Leaving out the pictures, retype the lines from the beginning of the listing through the line containing "93.0, 93.7, 94.4, 95.0, 95.7]".

▬▬▬

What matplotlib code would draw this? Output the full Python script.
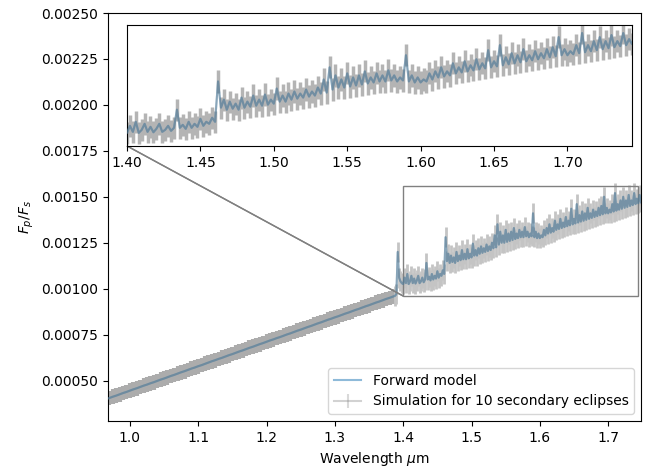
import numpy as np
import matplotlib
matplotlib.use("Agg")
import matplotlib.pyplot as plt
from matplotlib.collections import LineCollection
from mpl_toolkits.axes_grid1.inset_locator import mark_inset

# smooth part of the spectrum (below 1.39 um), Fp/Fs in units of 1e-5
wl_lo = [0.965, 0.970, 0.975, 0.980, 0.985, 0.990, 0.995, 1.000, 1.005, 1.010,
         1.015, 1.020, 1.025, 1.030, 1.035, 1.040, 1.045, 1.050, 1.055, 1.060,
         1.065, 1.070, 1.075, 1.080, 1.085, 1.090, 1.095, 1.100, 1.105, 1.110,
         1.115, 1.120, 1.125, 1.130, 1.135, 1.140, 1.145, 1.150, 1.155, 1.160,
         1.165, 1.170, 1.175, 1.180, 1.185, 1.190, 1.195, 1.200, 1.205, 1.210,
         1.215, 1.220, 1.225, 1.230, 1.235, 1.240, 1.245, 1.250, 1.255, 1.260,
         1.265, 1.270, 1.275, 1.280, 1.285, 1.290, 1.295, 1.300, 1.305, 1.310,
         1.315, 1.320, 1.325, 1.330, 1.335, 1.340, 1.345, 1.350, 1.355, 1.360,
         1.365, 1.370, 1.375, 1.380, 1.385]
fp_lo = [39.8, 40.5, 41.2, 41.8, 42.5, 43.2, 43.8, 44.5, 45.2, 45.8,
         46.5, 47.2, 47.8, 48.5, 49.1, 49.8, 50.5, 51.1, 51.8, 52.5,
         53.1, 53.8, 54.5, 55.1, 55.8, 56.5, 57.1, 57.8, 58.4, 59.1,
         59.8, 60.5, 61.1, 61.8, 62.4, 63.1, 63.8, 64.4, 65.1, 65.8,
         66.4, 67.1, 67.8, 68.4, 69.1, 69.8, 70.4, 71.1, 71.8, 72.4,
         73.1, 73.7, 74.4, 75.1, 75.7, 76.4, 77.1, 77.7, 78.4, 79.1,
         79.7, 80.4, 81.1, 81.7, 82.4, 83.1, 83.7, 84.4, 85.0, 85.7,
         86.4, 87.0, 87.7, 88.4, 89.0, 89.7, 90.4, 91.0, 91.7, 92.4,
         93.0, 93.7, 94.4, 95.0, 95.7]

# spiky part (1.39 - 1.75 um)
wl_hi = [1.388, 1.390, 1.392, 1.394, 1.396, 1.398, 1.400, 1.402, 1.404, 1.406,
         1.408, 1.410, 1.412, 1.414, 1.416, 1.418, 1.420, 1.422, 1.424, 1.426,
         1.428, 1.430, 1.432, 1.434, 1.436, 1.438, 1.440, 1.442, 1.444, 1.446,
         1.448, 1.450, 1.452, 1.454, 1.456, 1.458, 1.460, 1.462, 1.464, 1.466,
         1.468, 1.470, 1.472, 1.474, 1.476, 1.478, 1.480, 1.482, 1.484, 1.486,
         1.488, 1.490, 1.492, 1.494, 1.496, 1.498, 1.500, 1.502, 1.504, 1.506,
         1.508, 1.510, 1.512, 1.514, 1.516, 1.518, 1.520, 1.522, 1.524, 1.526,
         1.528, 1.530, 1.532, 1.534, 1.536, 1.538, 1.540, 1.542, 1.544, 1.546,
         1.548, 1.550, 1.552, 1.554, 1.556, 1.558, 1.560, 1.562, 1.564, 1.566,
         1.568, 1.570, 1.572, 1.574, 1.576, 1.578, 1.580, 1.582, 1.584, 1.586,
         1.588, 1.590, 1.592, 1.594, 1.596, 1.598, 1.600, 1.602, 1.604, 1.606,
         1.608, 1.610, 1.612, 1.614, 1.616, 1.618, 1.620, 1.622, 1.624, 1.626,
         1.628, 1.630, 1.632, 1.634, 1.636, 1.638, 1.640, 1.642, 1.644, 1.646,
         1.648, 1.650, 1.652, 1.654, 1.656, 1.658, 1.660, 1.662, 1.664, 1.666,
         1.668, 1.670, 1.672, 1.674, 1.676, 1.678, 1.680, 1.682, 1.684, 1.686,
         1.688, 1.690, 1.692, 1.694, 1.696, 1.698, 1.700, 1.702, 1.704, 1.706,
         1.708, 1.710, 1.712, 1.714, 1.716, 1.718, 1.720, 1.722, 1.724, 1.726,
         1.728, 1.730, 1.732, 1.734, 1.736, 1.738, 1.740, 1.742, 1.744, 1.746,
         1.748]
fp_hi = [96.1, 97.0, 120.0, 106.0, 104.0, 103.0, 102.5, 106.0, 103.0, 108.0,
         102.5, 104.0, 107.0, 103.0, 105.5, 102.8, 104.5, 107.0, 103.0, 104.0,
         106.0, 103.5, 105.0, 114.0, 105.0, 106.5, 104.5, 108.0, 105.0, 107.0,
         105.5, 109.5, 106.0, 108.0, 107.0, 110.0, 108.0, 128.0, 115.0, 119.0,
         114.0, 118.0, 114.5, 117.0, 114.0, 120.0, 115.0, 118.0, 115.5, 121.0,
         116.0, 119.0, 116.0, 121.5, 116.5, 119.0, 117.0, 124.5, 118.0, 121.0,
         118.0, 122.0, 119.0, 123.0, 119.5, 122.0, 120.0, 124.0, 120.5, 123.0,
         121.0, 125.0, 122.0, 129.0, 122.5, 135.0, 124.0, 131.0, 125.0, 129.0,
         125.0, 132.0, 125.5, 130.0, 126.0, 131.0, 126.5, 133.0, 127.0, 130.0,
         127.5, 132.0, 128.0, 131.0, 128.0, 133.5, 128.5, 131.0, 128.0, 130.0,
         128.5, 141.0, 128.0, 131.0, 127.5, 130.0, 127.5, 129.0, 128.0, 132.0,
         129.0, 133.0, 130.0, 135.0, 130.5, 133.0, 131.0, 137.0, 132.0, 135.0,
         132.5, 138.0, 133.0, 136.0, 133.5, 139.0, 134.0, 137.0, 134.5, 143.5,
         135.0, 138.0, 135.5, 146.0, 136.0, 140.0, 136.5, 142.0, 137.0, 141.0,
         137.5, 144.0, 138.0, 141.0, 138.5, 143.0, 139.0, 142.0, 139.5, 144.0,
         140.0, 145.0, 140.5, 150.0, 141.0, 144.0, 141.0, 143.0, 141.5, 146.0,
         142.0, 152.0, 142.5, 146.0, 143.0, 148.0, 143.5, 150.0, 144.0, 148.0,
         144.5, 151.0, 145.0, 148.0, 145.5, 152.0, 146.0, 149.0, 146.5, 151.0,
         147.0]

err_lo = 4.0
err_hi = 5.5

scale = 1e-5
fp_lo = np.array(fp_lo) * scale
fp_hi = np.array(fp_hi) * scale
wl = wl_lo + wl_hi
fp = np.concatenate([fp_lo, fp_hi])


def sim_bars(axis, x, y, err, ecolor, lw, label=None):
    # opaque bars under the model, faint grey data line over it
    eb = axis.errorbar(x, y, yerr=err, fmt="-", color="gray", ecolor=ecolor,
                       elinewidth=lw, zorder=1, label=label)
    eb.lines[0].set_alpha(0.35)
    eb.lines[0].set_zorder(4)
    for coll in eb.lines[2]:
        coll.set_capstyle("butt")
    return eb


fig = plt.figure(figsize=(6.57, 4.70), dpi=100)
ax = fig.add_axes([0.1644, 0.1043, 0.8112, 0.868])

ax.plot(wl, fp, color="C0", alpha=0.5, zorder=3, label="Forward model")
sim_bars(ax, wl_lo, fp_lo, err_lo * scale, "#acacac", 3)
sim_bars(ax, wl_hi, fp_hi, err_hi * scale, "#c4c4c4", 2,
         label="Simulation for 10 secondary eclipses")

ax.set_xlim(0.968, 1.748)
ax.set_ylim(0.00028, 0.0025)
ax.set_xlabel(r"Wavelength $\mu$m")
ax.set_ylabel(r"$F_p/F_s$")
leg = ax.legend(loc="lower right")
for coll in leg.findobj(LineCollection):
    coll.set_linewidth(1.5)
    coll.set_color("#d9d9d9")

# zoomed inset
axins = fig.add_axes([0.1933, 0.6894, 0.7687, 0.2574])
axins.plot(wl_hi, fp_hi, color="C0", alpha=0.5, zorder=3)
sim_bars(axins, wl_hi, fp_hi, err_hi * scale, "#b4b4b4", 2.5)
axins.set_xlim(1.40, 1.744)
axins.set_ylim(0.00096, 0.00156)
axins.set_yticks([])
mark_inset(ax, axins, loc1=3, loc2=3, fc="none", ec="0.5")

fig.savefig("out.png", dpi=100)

▬▬▬

Response to this exercise =>
What matplotlib code would draw this? Output the full Python script.
import numpy as np
import matplotlib
matplotlib.use("Agg")
import matplotlib.pyplot as plt
from matplotlib.collections import LineCollection
from mpl_toolkits.axes_grid1.inset_locator import mark_inset

# smooth part of the spectrum (below 1.39 um), Fp/Fs in units of 1e-5
wl_lo = [0.965, 0.970, 0.975, 0.980, 0.985, 0.990, 0.995, 1.000, 1.005, 1.010,
         1.015, 1.020, 1.025, 1.030, 1.035, 1.040, 1.045, 1.050, 1.055, 1.060,
         1.065, 1.070, 1.075, 1.080, 1.085, 1.090, 1.095, 1.100, 1.105, 1.110,
         1.115, 1.120, 1.125, 1.130, 1.135, 1.140, 1.145, 1.150, 1.155, 1.160,
         1.165, 1.170, 1.175, 1.180, 1.185, 1.190, 1.195, 1.200, 1.205, 1.210,
         1.215, 1.220, 1.225, 1.230, 1.235, 1.240, 1.245, 1.250, 1.255, 1.260,
         1.265, 1.270, 1.275, 1.280, 1.285, 1.290, 1.295, 1.300, 1.305, 1.310,
         1.315, 1.320, 1.325, 1.330, 1.335, 1.340, 1.345, 1.350, 1.355, 1.360,
         1.365, 1.370, 1.375, 1.380, 1.385]
fp_lo = [39.8, 40.5, 41.2, 41.8, 42.5, 43.2, 43.8, 44.5, 45.2, 45.8,
         46.5, 47.2, 47.8, 48.5, 49.1, 49.8, 50.5, 51.1, 51.8, 52.5,
         53.1, 53.8, 54.5, 55.1, 55.8, 56.5, 57.1, 57.8, 58.4, 59.1,
         59.8, 60.5, 61.1, 61.8, 62.4, 63.1, 63.8, 64.4, 65.1, 65.8,
         66.4, 67.1, 67.8, 68.4, 69.1, 69.8, 70.4, 71.1, 71.8, 72.4,
         73.1, 73.7, 74.4, 75.1, 75.7, 76.4, 77.1, 77.7, 78.4, 79.1,
         79.7, 80.4, 81.1, 81.7, 82.4, 83.1, 83.7, 84.4, 85.0, 85.7,
         86.4, 87.0, 87.7, 88.4, 89.0, 89.7, 90.4, 91.0, 91.7, 92.4,
         93.0, 93.7, 94.4, 95.0, 95.7]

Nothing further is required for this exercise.